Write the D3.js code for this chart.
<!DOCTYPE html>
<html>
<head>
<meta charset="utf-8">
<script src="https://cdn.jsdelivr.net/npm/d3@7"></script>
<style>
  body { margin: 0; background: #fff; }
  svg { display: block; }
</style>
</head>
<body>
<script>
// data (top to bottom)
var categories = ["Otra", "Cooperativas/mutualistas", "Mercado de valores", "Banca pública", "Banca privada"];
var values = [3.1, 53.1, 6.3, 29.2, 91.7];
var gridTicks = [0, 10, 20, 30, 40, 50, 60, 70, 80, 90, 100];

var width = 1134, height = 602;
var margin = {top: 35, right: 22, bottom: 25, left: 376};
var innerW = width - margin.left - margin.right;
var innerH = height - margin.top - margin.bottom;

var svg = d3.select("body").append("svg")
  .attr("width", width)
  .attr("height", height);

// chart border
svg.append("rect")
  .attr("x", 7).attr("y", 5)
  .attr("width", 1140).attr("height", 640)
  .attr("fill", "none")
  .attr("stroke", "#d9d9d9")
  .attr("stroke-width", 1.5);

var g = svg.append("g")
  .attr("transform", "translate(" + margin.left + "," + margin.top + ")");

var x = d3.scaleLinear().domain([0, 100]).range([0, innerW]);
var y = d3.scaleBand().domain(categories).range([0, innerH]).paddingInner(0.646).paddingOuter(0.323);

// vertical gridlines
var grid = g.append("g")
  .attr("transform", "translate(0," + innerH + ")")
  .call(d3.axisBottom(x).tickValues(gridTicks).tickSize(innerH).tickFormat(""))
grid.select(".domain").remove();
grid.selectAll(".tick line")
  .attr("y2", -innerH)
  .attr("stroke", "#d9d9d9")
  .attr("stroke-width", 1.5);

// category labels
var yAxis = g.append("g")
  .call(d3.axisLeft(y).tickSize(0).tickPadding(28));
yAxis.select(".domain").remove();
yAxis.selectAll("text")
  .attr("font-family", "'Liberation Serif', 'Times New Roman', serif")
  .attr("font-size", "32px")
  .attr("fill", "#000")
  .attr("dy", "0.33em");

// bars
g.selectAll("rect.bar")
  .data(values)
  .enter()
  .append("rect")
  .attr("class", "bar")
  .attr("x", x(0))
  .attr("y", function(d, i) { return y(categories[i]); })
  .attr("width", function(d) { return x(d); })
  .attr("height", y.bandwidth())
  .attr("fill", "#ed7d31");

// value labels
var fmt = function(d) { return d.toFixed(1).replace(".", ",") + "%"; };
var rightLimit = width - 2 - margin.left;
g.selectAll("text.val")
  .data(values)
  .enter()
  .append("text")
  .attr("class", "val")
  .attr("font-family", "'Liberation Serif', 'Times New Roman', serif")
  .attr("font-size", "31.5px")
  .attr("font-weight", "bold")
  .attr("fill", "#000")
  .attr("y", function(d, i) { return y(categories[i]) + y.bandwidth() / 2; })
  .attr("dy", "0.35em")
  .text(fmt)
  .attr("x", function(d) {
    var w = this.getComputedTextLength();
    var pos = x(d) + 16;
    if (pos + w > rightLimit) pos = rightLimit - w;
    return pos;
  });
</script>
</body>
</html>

#### [Aim]
Every line above needs to be retyped exactly.

#### [Solution to the exercise]
Write the D3.js code for this chart.
<!DOCTYPE html>
<html>
<head>
<meta charset="utf-8">
<script src="https://cdn.jsdelivr.net/npm/d3@7"></script>
<style>
  body { margin: 0; background: #fff; }
  svg { display: block; }
</style>
</head>
<body>
<script>
// data (top to bottom)
var categories = ["Otra", "Cooperativas/mutualistas", "Mercado de valores", "Banca pública", "Banca privada"];
var values = [3.1, 53.1, 6.3, 29.2, 91.7];
var gridTicks = [0, 10, 20, 30, 40, 50, 60, 70, 80, 90, 100];

var width = 1134, height = 602;
var margin = {top: 35, right: 22, bottom: 25, left: 376};
var innerW = width - margin.left - margin.right;
var innerH = height - margin.top - margin.bottom;

var svg = d3.select("body").append("svg")
  .attr("width", width)
  .attr("height", height);

// chart border
svg.append("rect")
  .attr("x", 7).attr("y", 5)
  .attr("width", 1140).attr("height", 640)
  .attr("fill", "none")
  .attr("stroke", "#d9d9d9")
  .attr("stroke-width", 1.5);

var g = svg.append("g")
  .attr("transform", "translate(" + margin.left + "," + margin.top + ")");

var x = d3.scaleLinear().domain([0, 100]).range([0, innerW]);
var y = d3.scaleBand().domain(categories).range([0, innerH]).paddingInner(0.646).paddingOuter(0.323);

// vertical gridlines
var grid = g.append("g")
  .attr("transform", "translate(0," + innerH + ")")
  .call(d3.axisBottom(x).tickValues(gridTicks).tickSize(innerH).tickFormat(""))
grid.select(".domain").remove();
grid.selectAll(".tick line")
  .attr("y2", -innerH)
  .attr("stroke", "#d9d9d9")
  .attr("stroke-width", 1.5);

// category labels
var yAxis = g.append("g")
  .call(d3.axisLeft(y).tickSize(0).tickPadding(28));
yAxis.select(".domain").remove();
yAxis.selectAll("text")
  .attr("font-family", "'Liberation Serif', 'Times New Roman', serif")
  .attr("font-size", "32px")
  .attr("fill", "#000")
  .attr("dy", "0.33em");

// bars
g.selectAll("rect.bar")
  .data(values)
  .enter()
  .append("rect")
  .attr("class", "bar")
  .attr("x", x(0))
  .attr("y", function(d, i) { return y(categories[i]); })
  .attr("width", function(d) { return x(d); })
  .attr("height", y.bandwidth())
  .attr("fill", "#ed7d31");

// value labels
var fmt = function(d) { return d.toFixed(1).replace(".", ",") + "%"; };
var rightLimit = width - 2 - margin.left;
g.selectAll("text.val")
  .data(values)
  .enter()
  .append("text")
  .attr("class", "val")
  .attr("font-family", "'Liberation Serif', 'Times New Roman', serif")
  .attr("font-size", "31.5px")
  .attr("font-weight", "bold")
  .attr("fill", "#000")
  .attr("y", function(d, i) { return y(categories[i]) + y.bandwidth() / 2; })
  .attr("dy", "0.35em")
  .text(fmt)
  .attr("x", function(d) {
    var w = this.getComputedTextLength();
    var pos = x(d) + 16;
    if (pos + w > rightLimit) pos = rightLimit - w;
    return pos;
  });
</script>
</body>
</html>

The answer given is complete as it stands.